Home is Where the Crowds Are
Somewhere between my 9th and 10th city I decided I was an expert on a lot of things. It happened while writing on a train speeding along the shore of the Volga. "I'm no expert..." the note began; but it stopped there.
Between my education and practical and professional experience, I really do have a lot of things pretty well figured out. Sometimes it even borders on the eerie - like a sixth sense. For example, today when I passed a bored traffic cop on the side of the road. The look on his face, the way he wore his hat, the way he idly swung his useless baton on a traffic-thinned holiday afternoon, the way he looked at me on the sidewalk. All of it screamed 'document check'.
Bang! Right on the money! So I congratulated myself as he flipped throuhg my passport and looked for local Kazan registration. He was a bit intimidated by the purple blur of registration stamps on my immigration card. At this point in my travels, even my registration stamps have registration stamps - post-it notes stuck onto forms to provide more room. I pointed out the Kazan stamp and he silently, expressionlessly, and brusquely, thrust the passport back at me.

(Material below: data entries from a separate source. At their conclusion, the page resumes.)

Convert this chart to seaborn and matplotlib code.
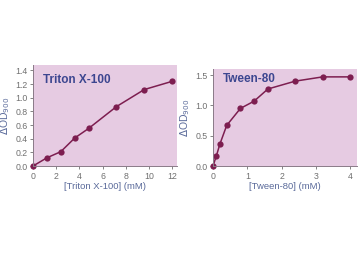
import matplotlib
matplotlib.use("Agg")
import matplotlib.pyplot as plt
import seaborn as sns
import pandas as pd

triton_x = [0, 1.2, 2.4, 3.6, 4.8, 7.2, 9.6, 12]
triton_y = [0.0, 0.12, 0.21, 0.41, 0.55, 0.87, 1.12, 1.24]
tween_x = [0, 0.1, 0.2, 0.4, 0.8, 1.2, 1.6, 2.4, 3.2, 4.0]
tween_y = [0.0, 0.17, 0.36, 0.67, 0.95, 1.07, 1.27, 1.40, 1.47, 1.47]
triton_xticks = [0, 2, 4, 6, 8, 10, 12]
triton_yticks = [0.0, 0.2, 0.4, 0.6, 0.8, 1.0, 1.2, 1.4]
tween_xticks = [0, 1, 2, 3, 4]
tween_yticks = [0.0, 0.5, 1.0, 1.5]

sns.set_theme(style="ticks")
plt.rcParams['font.family'] = ['Liberation Sans', 'DejaVu Sans']

bg = '#e6cbe2'
line_c = '#7d1e50'
title_c = '#3c4690'
tick_c = '#707070'
label_c = '#5a6a9a'

fig = plt.figure(figsize=(3.6, 2.64), dpi=100)
ax1 = fig.add_axes([33/360, 1-166/264, 144/360, 101/264])
ax2 = fig.add_axes([213/360, 1-166/264, 144/360, 97/264])

panels = [
    (ax1, triton_x, triton_y, triton_xticks, triton_yticks, (0, 12.43), (0, 1.48),
     'Triton X-100', '[Triton X-100] (mM)', (0.07, 0.85)),
    (ax2, tween_x, tween_y, tween_xticks, tween_yticks, (0, 4.2), (0, 1.6),
     'Tween-80', '[Tween-80] (mM)', (0.07, 0.90)),
]

for ax, xs, ys, xt, yt, xl, yl, title, xlabel, tpos in panels:
    df = pd.DataFrame({'x': xs, 'y': ys})
    ax.set_facecolor(bg)
    sns.lineplot(data=df, x='x', y='y', ax=ax, color=line_c, lw=1.1,
                 marker='o', markersize=4.5, markeredgewidth=0, clip_on=False)
    ax.set_xlim(*xl)
    ax.set_ylim(*yl)
    ax.set_xticks(xt)
    ax.set_xticklabels([f'{v:g}' for v in xt])
    ax.set_yticks(yt)
    ax.set_yticklabels([f'{v:.1f}' for v in yt])
    ax.tick_params(axis='both', labelsize=6.3, colors=tick_c, length=2.5, width=0.6, pad=1.5)
    for s in ['top', 'right']:
        ax.spines[s].set_visible(False)
    for s in ['left', 'bottom']:
        ax.spines[s].set_color('#8a7a88')
        ax.spines[s].set_linewidth(0.7)
    ax.set_xlabel(xlabel, fontsize=6.8, color=label_c, labelpad=1)
    ax.set_ylabel(r'$\Delta$OD$_{900}$', fontsize=7.5, color=label_c, labelpad=2)
    ax.text(tpos[0], tpos[1], title, transform=ax.transAxes, fontsize=8.5,
            fontweight='bold', color=title_c, va='center', ha='left')

fig.savefig('out.png', dpi=100)
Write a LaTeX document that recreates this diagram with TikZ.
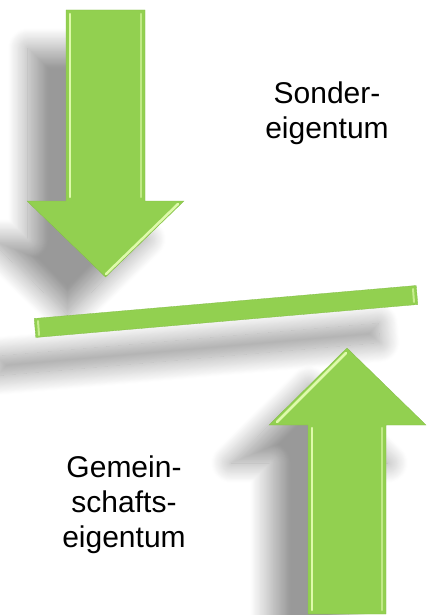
\documentclass[tikz,border=0pt]{standalone}
\usepackage{fontspec}
\setmainfont{Liberation Sans}
\usetikzlibrary{shadows.blur}
\definecolor{arrowgreen}{RGB}{146,208,80}
\definecolor{glint}{RGB}{222,250,170}
\tikzset{greenpart/.style={fill=arrowgreen, draw=arrowgreen!90!black, line width=0.3pt,
  blur shadow={shadow xshift=-38pt, shadow yshift=-38pt, shadow blur radius=20pt,
  shadow opacity=40, shadow blur steps=24}}}
\tikzset{bevel/.style={draw=glint, line width=2.5pt, line cap=round}}
\tikzset{label/.style={align=center, inner sep=0pt, anchor=north,
  font=\fontsize{30}{35}\selectfont}}

\begin{document}
\begin{tikzpicture}[x=1pt, y=-1pt]
\useasboundingbox (0,0) rectangle (430,615);

% down arrow
\path[greenpart] (66,10) -- (145,10) -- (145,201) -- (184,201) -- (105.5,277)
  -- (27,201) -- (66,201) -- cycle;
\draw[bevel] (70,14) -- (70,197);
\draw[bevel, glint!60!arrowgreen] (141,14) -- (141,197);
\draw[bevel] (178,204) -- (106,274);

% bar
\path[greenpart] (34.2,318.5) -- (416.2,285.5) -- (417.8,304.5) -- (35.8,337.5) -- cycle;
\draw[bevel, line width=2pt, glint!70!arrowgreen] (38,321) -- (39,335);
\draw[bevel, line width=2pt, glint!70!arrowgreen] (413,289) -- (414,302);

% up arrow
\path[greenpart] (308,614) -- (308,425) -- (269,425) -- (347,348) -- (426,425)
  -- (386,425) -- (386,614) -- cycle;
\draw[bevel] (277,422) -- (346,353);
\draw[bevel] (312,428) -- (312,610);
\draw[bevel, glint!60!arrowgreen] (382,428) -- (382,610);

% texts
\node[label] (sonder) at (327,82) {Sonder-\\eigentum};
\node[label] (gemein) at (124,456) {Gemein-\\schafts-\\eigentum};
\end{tikzpicture}
\end{document}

I know of only one other person who has been 'pulled over' for a document check by a traffic cop (an entirely separate police force here). So I now have the honor of belonging to a very small, and apparently suspicious-looking, group of people.
I must admit, however, that for all my supposed expertise, I can't figure out why the conventional wisdom is so wrong about one thing in particular - the widespread belief that people in smaller population areas are more friendly than people in cities. My travels so far have taken me from Moscow - population over 15 million - to Ust-Bargusin population 8000. And I've found that the exact opposite is often true.
So, here comes the theory. In smaller towns, people aren't used to seeing anyone different let alone a total stranger who looks and dresses differently. In cities, the population is accustomed to seeing strangers with strange ways on a daily basis. They may glance, but are too busy and too inured to bother much. In small towns, though, they stare and talk about you to their friends and speculate on where you're from and where you're going and sometimes stop and watch where you're walking to next. And then one of them hits you up for change or cigarettes.
By far the friendliest people have been train conductors and museum staff. Both are groups that, in my opinion, have every reason to be blase about both strangers and foreigners.
There have certainly been exceptions, and I'll be the first to admit that my theory needs a lot more work. But in the meantime, it feels pretty good to be back in a string of major population centers.